-- START Entries --

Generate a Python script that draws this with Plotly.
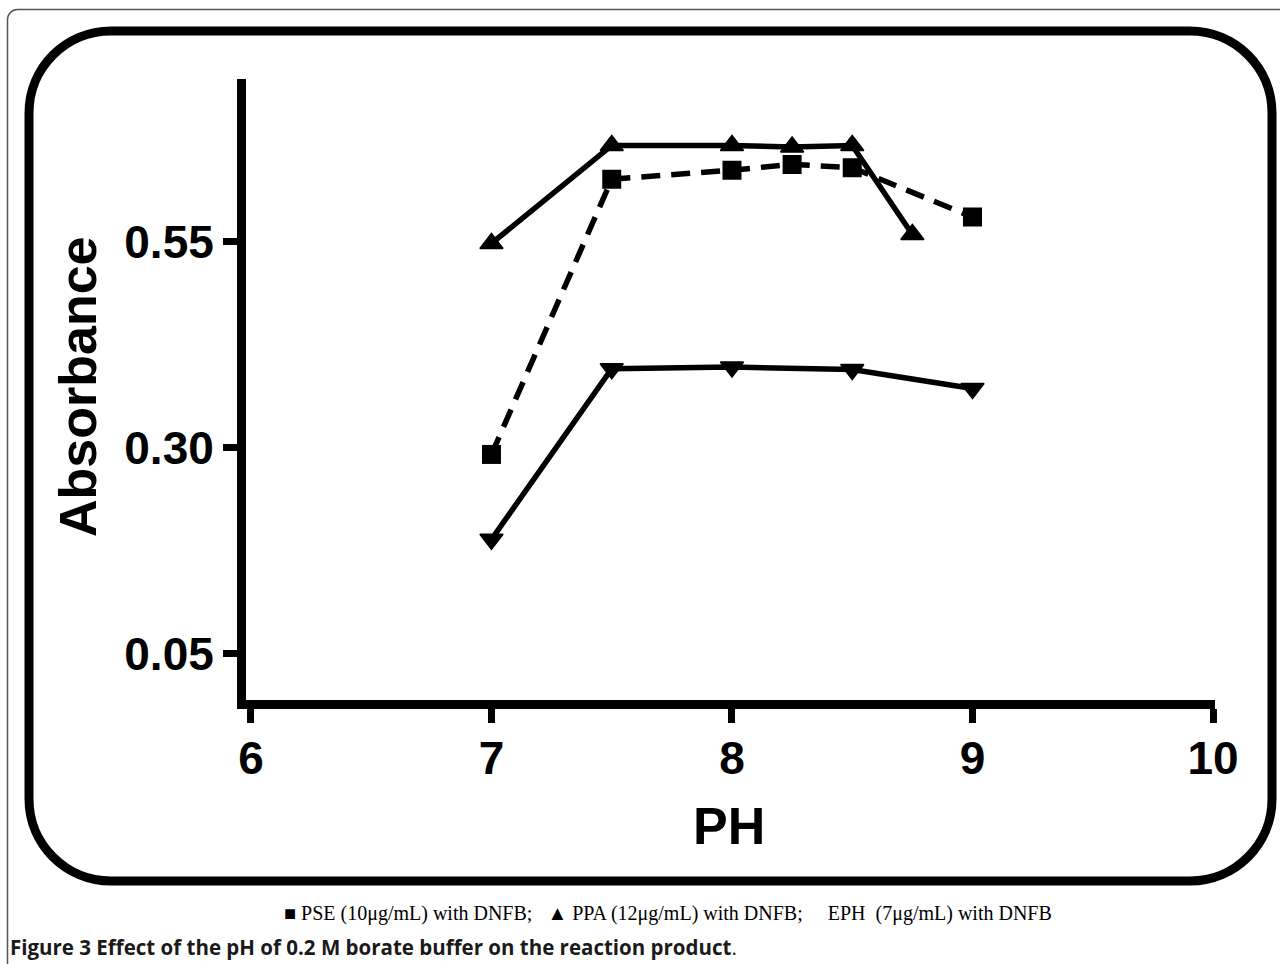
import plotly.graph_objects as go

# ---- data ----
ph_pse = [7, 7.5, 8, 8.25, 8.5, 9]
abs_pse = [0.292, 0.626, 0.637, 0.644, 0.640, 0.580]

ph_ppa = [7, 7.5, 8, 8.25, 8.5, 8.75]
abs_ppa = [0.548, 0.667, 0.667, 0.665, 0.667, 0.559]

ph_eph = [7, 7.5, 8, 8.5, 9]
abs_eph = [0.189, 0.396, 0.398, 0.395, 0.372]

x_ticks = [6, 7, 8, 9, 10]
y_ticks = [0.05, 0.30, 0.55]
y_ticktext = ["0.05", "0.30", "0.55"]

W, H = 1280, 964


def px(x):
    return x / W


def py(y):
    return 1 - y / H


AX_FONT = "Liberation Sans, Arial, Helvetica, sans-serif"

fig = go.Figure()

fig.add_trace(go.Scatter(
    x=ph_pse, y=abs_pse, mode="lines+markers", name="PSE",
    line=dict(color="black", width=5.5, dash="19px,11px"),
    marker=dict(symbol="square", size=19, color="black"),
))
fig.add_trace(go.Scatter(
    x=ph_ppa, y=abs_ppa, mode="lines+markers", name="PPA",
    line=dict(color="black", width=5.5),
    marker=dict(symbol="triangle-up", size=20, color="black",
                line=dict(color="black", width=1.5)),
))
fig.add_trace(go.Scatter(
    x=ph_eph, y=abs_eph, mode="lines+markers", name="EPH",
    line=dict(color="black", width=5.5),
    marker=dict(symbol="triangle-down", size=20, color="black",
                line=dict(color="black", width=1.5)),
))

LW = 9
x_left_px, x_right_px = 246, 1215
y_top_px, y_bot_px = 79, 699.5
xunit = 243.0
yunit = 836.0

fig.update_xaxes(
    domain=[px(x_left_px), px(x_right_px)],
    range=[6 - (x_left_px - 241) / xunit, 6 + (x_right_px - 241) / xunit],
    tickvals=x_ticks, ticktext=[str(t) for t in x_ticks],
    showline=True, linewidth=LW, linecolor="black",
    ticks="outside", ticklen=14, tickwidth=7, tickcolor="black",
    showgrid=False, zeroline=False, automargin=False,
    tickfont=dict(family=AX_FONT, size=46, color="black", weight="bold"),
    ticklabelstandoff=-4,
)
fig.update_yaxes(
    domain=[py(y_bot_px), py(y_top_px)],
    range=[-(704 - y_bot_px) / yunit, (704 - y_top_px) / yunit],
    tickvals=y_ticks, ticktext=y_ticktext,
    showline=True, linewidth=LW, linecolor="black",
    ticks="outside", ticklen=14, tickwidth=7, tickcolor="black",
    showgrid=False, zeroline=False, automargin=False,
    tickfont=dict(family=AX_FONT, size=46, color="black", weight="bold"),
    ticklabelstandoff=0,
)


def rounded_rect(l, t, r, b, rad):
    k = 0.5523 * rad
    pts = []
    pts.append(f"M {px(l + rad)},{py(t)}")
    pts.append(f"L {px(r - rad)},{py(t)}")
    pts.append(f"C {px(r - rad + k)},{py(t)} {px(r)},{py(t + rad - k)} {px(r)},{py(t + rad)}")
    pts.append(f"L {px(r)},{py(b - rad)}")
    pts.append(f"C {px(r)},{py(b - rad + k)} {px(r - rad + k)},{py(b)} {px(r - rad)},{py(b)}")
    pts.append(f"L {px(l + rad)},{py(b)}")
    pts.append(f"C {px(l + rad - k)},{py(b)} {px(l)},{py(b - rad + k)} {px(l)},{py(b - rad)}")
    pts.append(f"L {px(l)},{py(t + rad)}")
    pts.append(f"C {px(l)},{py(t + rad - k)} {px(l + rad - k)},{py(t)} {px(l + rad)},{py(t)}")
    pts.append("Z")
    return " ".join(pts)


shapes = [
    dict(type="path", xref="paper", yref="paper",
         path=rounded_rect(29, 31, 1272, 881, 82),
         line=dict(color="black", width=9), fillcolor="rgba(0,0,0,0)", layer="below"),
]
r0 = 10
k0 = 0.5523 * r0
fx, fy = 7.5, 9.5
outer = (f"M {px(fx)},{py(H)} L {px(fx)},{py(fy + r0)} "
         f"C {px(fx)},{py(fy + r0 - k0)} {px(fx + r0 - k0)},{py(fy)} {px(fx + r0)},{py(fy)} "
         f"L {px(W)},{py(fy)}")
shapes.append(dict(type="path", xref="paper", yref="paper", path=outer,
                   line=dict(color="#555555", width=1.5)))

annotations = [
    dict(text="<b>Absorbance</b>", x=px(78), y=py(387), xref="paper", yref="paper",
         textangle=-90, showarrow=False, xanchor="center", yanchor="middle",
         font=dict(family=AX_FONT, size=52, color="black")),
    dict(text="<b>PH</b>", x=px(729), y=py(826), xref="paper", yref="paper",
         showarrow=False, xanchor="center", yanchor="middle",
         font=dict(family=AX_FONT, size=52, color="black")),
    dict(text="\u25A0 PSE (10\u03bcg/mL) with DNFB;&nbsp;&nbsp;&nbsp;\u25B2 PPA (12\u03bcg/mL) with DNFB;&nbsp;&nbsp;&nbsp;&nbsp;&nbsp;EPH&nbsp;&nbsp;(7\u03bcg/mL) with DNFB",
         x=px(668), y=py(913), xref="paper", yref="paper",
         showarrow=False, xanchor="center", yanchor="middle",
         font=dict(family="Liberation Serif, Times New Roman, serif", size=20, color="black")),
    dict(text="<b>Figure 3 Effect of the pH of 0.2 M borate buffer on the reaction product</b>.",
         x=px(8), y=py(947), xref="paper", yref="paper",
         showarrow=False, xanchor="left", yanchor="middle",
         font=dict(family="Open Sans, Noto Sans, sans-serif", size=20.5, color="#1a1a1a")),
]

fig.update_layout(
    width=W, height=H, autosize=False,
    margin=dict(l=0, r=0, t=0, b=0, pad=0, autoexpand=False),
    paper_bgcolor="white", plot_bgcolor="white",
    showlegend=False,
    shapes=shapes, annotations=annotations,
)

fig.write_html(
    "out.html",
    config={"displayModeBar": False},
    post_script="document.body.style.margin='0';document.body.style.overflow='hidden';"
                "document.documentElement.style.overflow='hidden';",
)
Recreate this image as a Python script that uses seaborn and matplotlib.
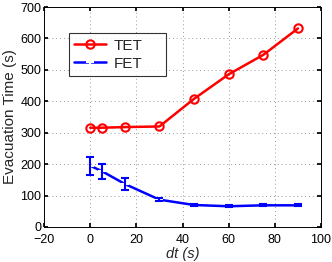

-- END Entries --

__Task statement__
Restate each line from the start of the listing through the line bearing "abs_eph = [0.189, 0.396, 0.398, 0.395, 0.372]" word for word. Drop the pictures.

__Finished exercise__
Generate a Python script that draws this with Plotly.
import plotly.graph_objects as go

# ---- data ----
ph_pse = [7, 7.5, 8, 8.25, 8.5, 9]
abs_pse = [0.292, 0.626, 0.637, 0.644, 0.640, 0.580]

ph_ppa = [7, 7.5, 8, 8.25, 8.5, 8.75]
abs_ppa = [0.548, 0.667, 0.667, 0.665, 0.667, 0.559]

ph_eph = [7, 7.5, 8, 8.5, 9]
abs_eph = [0.189, 0.396, 0.398, 0.395, 0.372]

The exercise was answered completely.